*Task material*
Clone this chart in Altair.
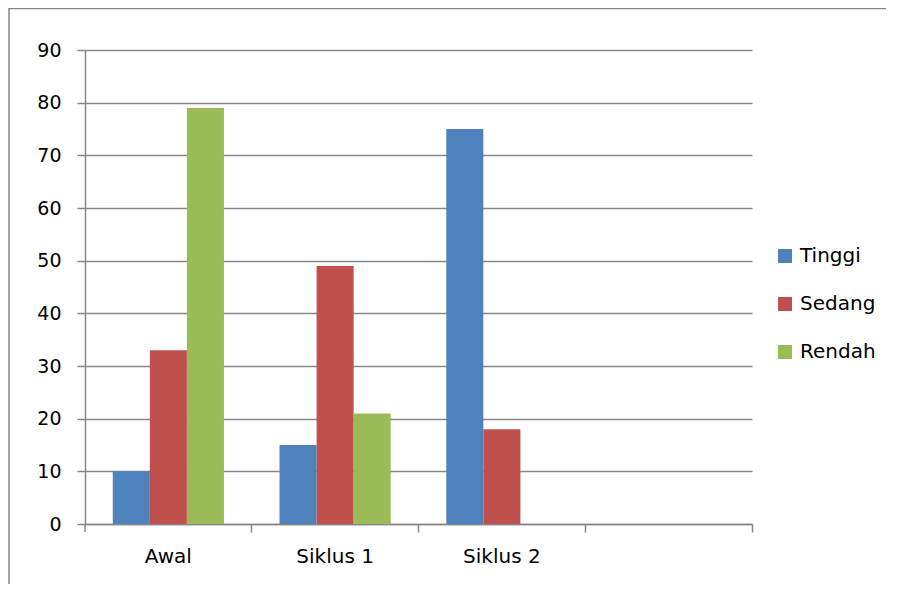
import altair as alt
import pandas as pd

categories = ["Awal", "Siklus 1", "Siklus 2", ""]
series = ["Tinggi", "Sedang", "Rendah"]
tinggi = [10, 15, 75]
sedang = [33, 49, 18]
rendah = [79, 21, None]
colors = ["#4F81BD", "#C0504D", "#9BBB59"]
y_ticks = [0, 10, 20, 30, 40, 50, 60, 70, 80, 90]

rows = []
for name, vals in zip(series, [tinggi, sedang, rendah]):
    for cat, v in zip(categories, vals):
        if v is not None:
            rows.append({"kategori": cat, "seri": name, "nilai": v})
df = pd.DataFrame(rows)

FONT = "DejaVu Sans"
GRAY = "#878787"

bars = alt.Chart(df).mark_bar().encode(
    x=alt.X("kategori:N", sort=categories,
            scale=alt.Scale(domain=categories, paddingInner=1/3, paddingOuter=1/6),
            axis=alt.Axis(title=None, labelAngle=0, bandPosition=1.25,
                          tickSize=8, tickColor=GRAY, tickWidth=1.5,
                          domainColor=GRAY, domainWidth=1.5,
                          labelFont=FONT, labelFontSize=20, labelColor="black",
                          labelPadding=14)),
    xOffset=alt.XOffset("seri:N", sort=series,
                        scale=alt.Scale(domain=series, paddingInner=0, paddingOuter=0)),
    y=alt.Y("nilai:Q", scale=alt.Scale(domain=[0, 90], nice=False),
            axis=alt.Axis(title=None, values=y_ticks, tickSize=8, tickColor=GRAY,
                          tickWidth=1.5, domainColor=GRAY, domainWidth=1.5,
                          grid=True, gridColor=GRAY, gridWidth=1.5,
                          labelFont=FONT, labelFontSize=19, labelColor="black",
                          labelPadding=16)),
    color=alt.Color("seri:N", sort=series,
                    scale=alt.Scale(domain=series, range=colors),
                    legend=alt.Legend(title=None, orient="none", legendX=690, legendY=196,
                                      symbolType="square", symbolSize=196,
                                      symbolStrokeWidth=0, labelFont=FONT,
                                      labelFontSize=20, labelColor="black",
                                      labelOffset=5, rowPadding=28, padding=0)),
)

frame = alt.Chart(pd.DataFrame({"f": [0]})).mark_rect(
    filled=False, stroke=GRAY, strokeWidth=1.5
).encode(x=alt.value(-76), x2=alt.value(1200), y=alt.value(-41.5), y2=alt.value(1200))

origin_tick = alt.Chart(pd.DataFrame({"f": [0]})).mark_rule(
    color=GRAY, strokeWidth=1.5
).encode(x=alt.value(0), y=alt.value(474), y2=alt.value(482))

chart = alt.layer(frame, bars, origin_tick).properties(
    width=667, height=474,
    autosize=alt.AutoSizeParams(type="none"),
    padding={"left": 77, "top": 42, "right": 134, "bottom": 60},
).configure_view(stroke=None)

chart.save("out.html", embed_options={"renderer": "svg", "actions": False})
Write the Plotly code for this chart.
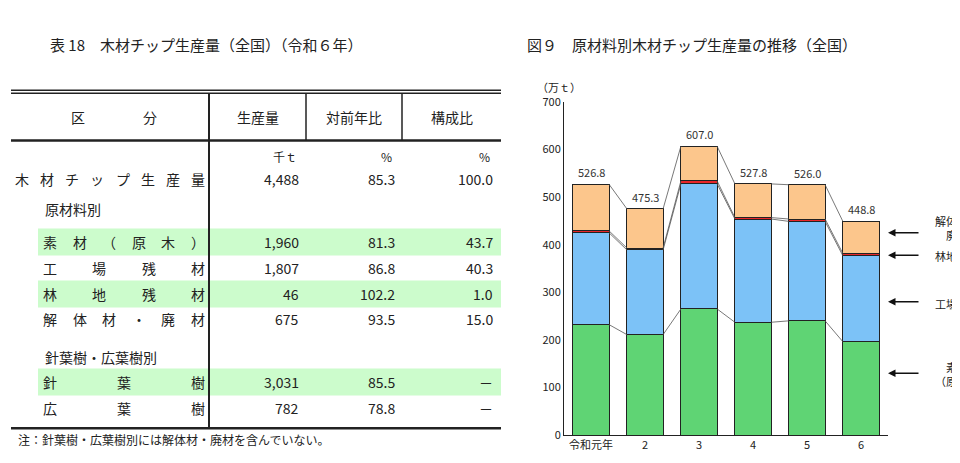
import plotly.graph_objects as go

years = ["令和元年", "2", "3", "4", "5", "6"]
sozai = [232.0, 211.0, 265.0, 237.0, 240.0, 196.0]
kojo = [193.0, 178.0, 263.0, 217.0, 209.0, 180.7]
rinchi = [4.0, 4.0, 6.0, 3.0, 5.0, 4.6]
kaitai = [97.8, 82.3, 73.0, 70.8, 72.0, 67.5]
totals = ["526.8", "475.3", "607.0", "527.8", "526.0", "448.8"]
series_names = ["素材（原木）", "工場残材", "林地残材", "解体材・廃材"]
series_colors = ["#5fd474", "#7cc2f7", "#e8262a", "#fcc68c"]

row_labels = ["木材チップ生産量", "原材料別", "素材（原木）", "工場残材", "林地残材", "解体材・廃材",
              "針葉樹・広葉樹別", "針葉樹", "広葉樹"]
col_prod = ["4,488", "", "1,960", "1,807", "46", "675", "", "3,031", "782"]
col_yoy = ["85.3", "", "81.3", "86.8", "102.2", "93.5", "", "85.5", "78.8"]
col_share = ["100.0", "", "43.7", "40.3", "1.0", "15.0", "", "－", "－"]
highlight = [False, False, True, False, True, False, False, True, False]
row_y = [168, 199, 233, 260, 287, 313, 352, 378, 405]

W, H = 960, 463
px = lambda x: x / W
py = lambda y: (H - y) / H
FONT = "Noto Sans CJK JP"

fig = go.Figure()
stack = [sozai, kojo, rinchi, kaitai]
xs = list(range(len(years)))
bw = 0.67
for vals, name, col in zip(stack, series_names, series_colors):
    fig.add_trace(go.Bar(x=xs, y=vals, name=name, width=bw, marker=dict(color=col, line=dict(color="#222", width=1))))
cum = [0] * len(xs)
for vals in stack:
    cum = [c + v for c, v in zip(cum, vals)]
    for i in range(len(xs) - 1):
        fig.add_trace(go.Scatter(x=[i + bw / 2, i + 1 - bw / 2], y=[cum[i], cum[i + 1]], mode="lines",
                                 line=dict(color="#555", width=0.8), hoverinfo="skip"))
for i, t in enumerate(totals):
    fig.add_annotation(x=i, y=cum[i], text=t, showarrow=False, yshift=12, font=dict(size=11, color="#333", family=FONT))

fig.update_layout(
    width=W, height=H, margin=dict(l=0, r=0, t=0, b=0), barmode="stack", showlegend=False,
    plot_bgcolor="white", paper_bgcolor="white", font=dict(family=FONT, color="#222"),
    xaxis=dict(domain=[px(556), px(880)], range=[-0.5, 5.5], tickvals=xs, ticktext=years, showline=True,
               linecolor="#222", ticks="", showgrid=False, zeroline=False, tickfont=dict(size=11)),
    yaxis=dict(domain=[py(433), py(88)], range=[0, 700], dtick=100, showline=True, linecolor="#222",
               ticks="", showgrid=False, zeroline=False, tickfont=dict(size=11)),
)

def ann(x, y, text, size=13, xanchor="left", **kw):
    fig.add_annotation(x=px(x), y=py(y), xref="paper", yref="paper", text=text, showarrow=False,
                       xanchor=xanchor, yanchor="middle", font=dict(size=size, family=FONT, color="#222"), **kw)

ann(527, 72, "（万ｔ）", size=11)
for label, yv, ty in [("解体材・<br>廃材", 425, 219), ("林地残材", 378, 248), ("工場残材", 280, 297), ("素材<br>（原木）", 130, 370)]:
    fig.add_annotation(x=px(880), y=yv, xref="paper", yref="y", ax=32, ay=0, axref="pixel", ayref="pixel",
                       showarrow=True, arrowhead=2, arrowsize=1, arrowwidth=1.5, arrowcolor="#111", text="")
    ann(925, ty, label, size=11)

ann(40, 28, "表 18　木材チップ生産量（全国）（令和６年）", size=15)
ann(517, 28, "図９　原材料別木材チップ生産量の推移（全国）", size=15)

shapes = []
def line(x0, y0, x1, y1, w=1):
    shapes.append(dict(type="line", xref="paper", yref="paper", x0=px(x0), y0=py(y0), x1=px(x1), y1=py(y1),
                       line=dict(color="#222", width=w)))
for r, hl in enumerate(highlight):
    if hl:
        shapes.append(dict(type="rect", xref="paper", yref="paper", x0=px(30), x1=px(493), y0=py(row_y[r] - 14),
                           y1=py(row_y[r] + 14), fillcolor="#ccfccc", line=dict(width=0), layer="below"))
line(3, 76, 493, 76, 1.5)
line(3, 79, 493, 79, 1.5)
line(3, 128, 493, 128, 2.5)
line(3, 426, 493, 426, 2.5)
line(201, 79, 201, 426, 2)
line(298, 79, 298, 128, 1.5)
line(394, 79, 394, 128, 1.5)
fig.update_layout(shapes=shapes)

ann(61, 104, "区", size=14)
ann(133, 104, "分", size=14)
ann(250, 104, "生産量", size=14, xanchor="center")
ann(346, 104, "対前年比", size=14, xanchor="center")
ann(444, 104, "構成比", size=14, xanchor="center")
ann(291, 144, "千ｔ", size=12, xanchor="right")
ann(386, 144, "%", size=12, xanchor="right")
ann(484, 144, "%", size=12, xanchor="right")

for r, lab in enumerate(row_labels):
    y = row_y[r]
    if lab in ("原材料別", "針葉樹・広葉樹別"):
        ann(35, y, lab, size=14)
        continue
    x0 = 7 if r == 0 else 35
    x1 = 197
    n = len(lab)
    cw = 14
    step = (x1 - x0 - cw) / (n - 1)
    for k, ch in enumerate(lab):
        ann(x0 + k * step + cw / 2, y, ch, size=14, xanchor="center")
    ann(293, y, col_prod[r], size=14, xanchor="right")
    ann(389, y, col_yoy[r], size=14, xanchor="right")
    ann(487, y, col_share[r], size=14, xanchor="right")

ann(8, 438, "注：針葉樹・広葉樹別には解体材・廃材を含んでいない。", size=12)

fig.write_html("out.html")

*What to work on*
From the first line of the listing above, repeat every line through the one holding "df = pd.DataFrame(rows)". Both ends count, and pictures stay out.

*Exercise solution*
Clone this chart in Altair.
import altair as alt
import pandas as pd

categories = ["Awal", "Siklus 1", "Siklus 2", ""]
series = ["Tinggi", "Sedang", "Rendah"]
tinggi = [10, 15, 75]
sedang = [33, 49, 18]
rendah = [79, 21, None]
colors = ["#4F81BD", "#C0504D", "#9BBB59"]
y_ticks = [0, 10, 20, 30, 40, 50, 60, 70, 80, 90]

rows = []
for name, vals in zip(series, [tinggi, sedang, rendah]):
    for cat, v in zip(categories, vals):
        if v is not None:
            rows.append({"kategori": cat, "seri": name, "nilai": v})
df = pd.DataFrame(rows)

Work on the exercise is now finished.